Price has picked up a good spring prospect in the Orbis Bloodstock-owned Ducimus (Snitzel) who was transferred from the Hawkes team after running fourth in the Vain Stakes (Gr 3, 1100m) in August.
“He’s really pleased me,” Price said after the colt won a trial at Cranbourne on Monday. Ducimus was the top lot at the 2016 Inglis Melbourne Premier Yearling Sale, knocked down to agent Justin Bahen and the now Orbis entity who were active purchasers at the recent Goffs Doncaster sales in the UK.
Ducimus won his trial from the mischievously named Paint The Stars (Helmet). The ‘original’ Paint The Stars (Luskin Star) was sold to Robert Holmes for a then Australian record of $825,000 in 1981. He managed just two placings in his six starts career.

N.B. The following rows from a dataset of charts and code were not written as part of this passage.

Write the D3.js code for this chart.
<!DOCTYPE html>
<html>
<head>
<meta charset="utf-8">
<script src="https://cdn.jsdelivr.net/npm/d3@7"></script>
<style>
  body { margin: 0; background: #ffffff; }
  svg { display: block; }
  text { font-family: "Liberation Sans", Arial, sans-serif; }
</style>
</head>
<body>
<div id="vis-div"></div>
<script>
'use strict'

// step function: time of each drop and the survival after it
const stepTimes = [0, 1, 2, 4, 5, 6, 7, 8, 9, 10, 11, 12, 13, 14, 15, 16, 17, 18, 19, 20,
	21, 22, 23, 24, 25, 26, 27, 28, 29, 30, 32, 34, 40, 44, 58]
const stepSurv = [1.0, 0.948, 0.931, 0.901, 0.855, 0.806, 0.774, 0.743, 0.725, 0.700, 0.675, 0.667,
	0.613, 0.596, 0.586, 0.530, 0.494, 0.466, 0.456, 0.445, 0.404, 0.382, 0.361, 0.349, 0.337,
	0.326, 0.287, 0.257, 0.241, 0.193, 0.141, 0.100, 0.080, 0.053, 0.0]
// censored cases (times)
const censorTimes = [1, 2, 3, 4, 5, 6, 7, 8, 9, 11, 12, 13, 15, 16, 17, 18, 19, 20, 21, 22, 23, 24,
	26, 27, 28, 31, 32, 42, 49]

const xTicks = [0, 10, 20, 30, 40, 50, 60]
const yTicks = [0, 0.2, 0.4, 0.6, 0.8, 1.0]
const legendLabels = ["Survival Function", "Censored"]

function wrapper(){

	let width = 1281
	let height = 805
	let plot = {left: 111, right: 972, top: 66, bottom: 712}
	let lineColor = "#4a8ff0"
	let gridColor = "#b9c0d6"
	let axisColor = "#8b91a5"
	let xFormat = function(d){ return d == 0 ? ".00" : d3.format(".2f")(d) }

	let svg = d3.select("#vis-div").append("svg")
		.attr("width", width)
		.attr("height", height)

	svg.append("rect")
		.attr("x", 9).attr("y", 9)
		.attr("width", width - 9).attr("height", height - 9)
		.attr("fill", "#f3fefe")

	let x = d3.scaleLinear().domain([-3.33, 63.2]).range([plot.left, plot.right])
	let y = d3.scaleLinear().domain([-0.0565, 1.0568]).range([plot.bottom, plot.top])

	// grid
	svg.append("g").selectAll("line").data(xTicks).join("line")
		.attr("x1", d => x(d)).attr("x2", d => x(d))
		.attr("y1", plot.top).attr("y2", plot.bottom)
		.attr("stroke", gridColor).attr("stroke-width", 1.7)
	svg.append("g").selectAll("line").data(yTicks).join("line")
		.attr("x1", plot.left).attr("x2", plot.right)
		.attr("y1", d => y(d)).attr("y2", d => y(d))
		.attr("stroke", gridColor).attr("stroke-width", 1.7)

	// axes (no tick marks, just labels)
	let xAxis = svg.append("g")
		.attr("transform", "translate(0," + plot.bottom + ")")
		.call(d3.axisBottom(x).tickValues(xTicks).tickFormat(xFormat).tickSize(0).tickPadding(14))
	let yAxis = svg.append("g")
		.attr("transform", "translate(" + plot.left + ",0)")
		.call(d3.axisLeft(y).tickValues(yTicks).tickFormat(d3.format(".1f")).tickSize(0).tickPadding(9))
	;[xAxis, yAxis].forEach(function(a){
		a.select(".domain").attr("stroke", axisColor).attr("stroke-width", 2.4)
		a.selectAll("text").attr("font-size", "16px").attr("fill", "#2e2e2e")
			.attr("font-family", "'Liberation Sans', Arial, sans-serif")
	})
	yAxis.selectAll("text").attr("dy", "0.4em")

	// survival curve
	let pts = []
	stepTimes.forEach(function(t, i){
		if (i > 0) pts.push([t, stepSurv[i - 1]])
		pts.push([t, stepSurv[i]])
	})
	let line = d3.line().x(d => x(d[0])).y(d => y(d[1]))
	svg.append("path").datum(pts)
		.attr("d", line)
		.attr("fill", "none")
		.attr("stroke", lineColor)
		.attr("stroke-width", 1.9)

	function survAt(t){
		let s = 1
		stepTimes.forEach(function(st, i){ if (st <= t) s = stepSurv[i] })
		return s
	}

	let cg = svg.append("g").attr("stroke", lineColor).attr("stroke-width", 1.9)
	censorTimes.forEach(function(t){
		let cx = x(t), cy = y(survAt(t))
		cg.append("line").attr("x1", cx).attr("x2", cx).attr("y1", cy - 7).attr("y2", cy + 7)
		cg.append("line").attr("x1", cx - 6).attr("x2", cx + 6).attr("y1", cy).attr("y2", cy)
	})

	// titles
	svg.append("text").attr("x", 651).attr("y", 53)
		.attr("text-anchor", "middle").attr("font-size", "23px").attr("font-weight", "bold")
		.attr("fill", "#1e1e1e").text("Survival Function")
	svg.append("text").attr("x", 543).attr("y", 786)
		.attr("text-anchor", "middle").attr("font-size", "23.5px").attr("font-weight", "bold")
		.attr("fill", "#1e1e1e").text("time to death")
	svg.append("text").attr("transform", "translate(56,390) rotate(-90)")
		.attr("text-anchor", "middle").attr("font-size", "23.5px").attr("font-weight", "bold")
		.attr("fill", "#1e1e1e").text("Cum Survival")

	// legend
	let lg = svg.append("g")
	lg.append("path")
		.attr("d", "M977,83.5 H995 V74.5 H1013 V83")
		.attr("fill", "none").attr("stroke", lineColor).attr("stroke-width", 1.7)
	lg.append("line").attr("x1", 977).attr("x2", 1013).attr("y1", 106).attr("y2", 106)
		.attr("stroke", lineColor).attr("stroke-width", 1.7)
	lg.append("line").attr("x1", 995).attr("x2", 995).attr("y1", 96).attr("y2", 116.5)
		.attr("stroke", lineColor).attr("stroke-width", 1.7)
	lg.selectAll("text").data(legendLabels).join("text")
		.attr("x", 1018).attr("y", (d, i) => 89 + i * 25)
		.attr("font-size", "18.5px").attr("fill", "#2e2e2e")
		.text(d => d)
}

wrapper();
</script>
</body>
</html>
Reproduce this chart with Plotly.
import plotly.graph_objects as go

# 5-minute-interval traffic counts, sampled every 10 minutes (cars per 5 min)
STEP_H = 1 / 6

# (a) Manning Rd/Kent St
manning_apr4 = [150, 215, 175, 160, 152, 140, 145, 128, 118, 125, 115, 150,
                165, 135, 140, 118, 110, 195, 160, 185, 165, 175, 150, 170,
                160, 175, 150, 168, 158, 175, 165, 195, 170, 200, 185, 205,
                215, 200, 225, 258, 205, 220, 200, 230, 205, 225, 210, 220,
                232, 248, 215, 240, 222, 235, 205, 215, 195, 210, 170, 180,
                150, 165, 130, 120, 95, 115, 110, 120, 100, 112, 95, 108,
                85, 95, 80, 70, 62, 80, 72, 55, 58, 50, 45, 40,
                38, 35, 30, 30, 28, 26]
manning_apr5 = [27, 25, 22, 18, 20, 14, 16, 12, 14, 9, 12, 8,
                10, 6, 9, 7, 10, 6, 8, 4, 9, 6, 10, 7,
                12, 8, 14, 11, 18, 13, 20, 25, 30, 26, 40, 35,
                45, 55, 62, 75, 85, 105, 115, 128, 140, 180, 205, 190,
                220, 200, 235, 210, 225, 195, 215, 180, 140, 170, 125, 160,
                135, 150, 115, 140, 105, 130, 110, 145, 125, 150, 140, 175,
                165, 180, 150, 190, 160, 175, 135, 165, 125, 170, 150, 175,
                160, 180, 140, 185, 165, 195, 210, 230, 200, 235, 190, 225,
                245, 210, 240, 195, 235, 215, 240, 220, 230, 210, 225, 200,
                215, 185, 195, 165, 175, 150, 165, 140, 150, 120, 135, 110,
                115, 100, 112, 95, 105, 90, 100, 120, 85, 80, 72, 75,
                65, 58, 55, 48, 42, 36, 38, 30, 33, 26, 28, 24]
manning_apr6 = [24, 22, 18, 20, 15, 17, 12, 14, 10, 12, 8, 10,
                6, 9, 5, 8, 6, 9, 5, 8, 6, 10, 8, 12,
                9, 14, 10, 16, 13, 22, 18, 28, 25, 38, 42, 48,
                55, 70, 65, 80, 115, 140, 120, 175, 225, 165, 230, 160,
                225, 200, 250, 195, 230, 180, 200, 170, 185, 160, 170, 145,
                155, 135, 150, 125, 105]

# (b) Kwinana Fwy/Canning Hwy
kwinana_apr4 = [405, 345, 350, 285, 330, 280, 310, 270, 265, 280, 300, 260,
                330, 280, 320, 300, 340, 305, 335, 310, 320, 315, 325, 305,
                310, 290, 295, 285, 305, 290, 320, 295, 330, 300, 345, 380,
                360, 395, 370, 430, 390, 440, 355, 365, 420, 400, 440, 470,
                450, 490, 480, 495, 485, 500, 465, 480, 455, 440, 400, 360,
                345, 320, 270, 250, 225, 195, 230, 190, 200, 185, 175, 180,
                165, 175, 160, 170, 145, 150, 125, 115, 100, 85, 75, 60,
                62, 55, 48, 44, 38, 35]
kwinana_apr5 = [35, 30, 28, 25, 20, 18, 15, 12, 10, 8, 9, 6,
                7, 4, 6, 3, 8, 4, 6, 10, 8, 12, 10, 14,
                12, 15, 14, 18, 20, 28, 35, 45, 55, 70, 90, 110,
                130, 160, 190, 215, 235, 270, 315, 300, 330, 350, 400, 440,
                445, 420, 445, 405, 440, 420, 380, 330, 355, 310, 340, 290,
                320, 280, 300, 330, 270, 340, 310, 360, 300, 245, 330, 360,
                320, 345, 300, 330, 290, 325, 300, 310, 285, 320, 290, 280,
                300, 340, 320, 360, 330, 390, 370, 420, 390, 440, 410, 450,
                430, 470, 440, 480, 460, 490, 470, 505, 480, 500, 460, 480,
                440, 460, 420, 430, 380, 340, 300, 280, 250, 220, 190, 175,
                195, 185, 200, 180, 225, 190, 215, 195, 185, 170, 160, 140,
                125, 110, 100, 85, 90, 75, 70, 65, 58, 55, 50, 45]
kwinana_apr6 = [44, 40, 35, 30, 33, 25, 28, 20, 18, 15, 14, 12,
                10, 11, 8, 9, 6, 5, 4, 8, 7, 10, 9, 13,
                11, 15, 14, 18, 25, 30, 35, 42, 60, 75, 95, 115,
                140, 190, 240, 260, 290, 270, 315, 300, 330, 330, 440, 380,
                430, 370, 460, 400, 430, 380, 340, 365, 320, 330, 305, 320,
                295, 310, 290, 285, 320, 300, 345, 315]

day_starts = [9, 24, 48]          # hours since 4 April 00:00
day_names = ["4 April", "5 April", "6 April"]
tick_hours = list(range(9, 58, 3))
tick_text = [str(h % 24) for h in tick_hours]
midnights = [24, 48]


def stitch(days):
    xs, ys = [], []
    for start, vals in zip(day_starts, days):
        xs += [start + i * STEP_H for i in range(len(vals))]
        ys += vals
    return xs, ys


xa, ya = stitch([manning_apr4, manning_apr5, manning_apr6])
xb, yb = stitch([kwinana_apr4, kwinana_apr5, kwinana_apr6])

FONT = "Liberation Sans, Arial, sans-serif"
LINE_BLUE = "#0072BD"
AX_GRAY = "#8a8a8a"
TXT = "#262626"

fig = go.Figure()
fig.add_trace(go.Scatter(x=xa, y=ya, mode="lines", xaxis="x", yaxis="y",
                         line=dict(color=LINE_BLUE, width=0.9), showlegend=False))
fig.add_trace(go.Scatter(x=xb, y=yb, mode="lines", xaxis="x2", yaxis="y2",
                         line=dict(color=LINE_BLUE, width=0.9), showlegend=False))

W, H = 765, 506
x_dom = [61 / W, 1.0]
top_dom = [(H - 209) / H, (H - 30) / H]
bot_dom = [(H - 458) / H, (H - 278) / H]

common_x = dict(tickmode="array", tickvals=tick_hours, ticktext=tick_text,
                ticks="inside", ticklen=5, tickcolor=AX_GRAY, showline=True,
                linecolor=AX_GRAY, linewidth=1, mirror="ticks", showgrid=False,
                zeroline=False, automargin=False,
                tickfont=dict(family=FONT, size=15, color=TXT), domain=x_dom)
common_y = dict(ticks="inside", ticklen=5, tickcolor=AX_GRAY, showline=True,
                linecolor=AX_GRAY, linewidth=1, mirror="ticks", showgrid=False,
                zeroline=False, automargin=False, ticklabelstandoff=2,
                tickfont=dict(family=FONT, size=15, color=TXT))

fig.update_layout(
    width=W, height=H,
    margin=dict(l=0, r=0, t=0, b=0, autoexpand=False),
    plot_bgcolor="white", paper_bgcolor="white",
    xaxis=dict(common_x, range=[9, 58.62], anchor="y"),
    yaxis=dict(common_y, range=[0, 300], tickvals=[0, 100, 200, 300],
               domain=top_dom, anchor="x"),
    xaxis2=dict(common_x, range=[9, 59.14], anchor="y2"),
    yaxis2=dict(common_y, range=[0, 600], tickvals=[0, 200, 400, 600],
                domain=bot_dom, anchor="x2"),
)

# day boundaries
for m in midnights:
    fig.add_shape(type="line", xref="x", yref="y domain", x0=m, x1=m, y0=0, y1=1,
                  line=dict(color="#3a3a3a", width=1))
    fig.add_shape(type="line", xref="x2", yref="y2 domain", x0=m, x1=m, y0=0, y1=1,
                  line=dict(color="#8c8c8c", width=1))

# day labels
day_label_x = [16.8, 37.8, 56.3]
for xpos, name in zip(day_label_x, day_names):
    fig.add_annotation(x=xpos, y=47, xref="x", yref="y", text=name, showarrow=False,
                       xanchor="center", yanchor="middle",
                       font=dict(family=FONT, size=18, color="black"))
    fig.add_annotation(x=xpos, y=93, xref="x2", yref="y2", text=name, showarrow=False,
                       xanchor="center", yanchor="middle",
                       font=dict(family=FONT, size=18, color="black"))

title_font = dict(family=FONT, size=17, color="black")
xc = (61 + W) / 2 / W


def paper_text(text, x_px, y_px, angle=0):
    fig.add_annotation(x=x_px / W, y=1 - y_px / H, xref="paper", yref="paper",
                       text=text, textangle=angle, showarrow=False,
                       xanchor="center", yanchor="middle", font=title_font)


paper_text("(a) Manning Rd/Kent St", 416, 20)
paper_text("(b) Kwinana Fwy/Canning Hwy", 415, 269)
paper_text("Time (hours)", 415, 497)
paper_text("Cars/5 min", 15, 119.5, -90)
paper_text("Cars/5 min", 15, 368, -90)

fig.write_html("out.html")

“Thought we’d have a bit of fun with the name,” said trainer Shawn Mathrick. “He couldn’t be as bad as the first one (Paint The Stars) and I reckon this bloke will be OK when he gets over a bit of ground.’
Tony McEvoy won both trials for the unraced two-year-olds. He won the colts and gelding trials with Run Naan (Makfi) who beat the promising Expedius, one of the first youngsters by Unencumbered (Testa Rossa). McEvoy quinellaed the second heat with fillies Faroe (Rothesay) and Lake District Girl (Not A Single Doubt).
Several high profile spring prospects also stepped out at Monday’s trials and impressed. They included Jukebox (Snitzel), Crown Witness (Star Witness), Property (Starcraft) and Tavistock Abbey (Tavistock).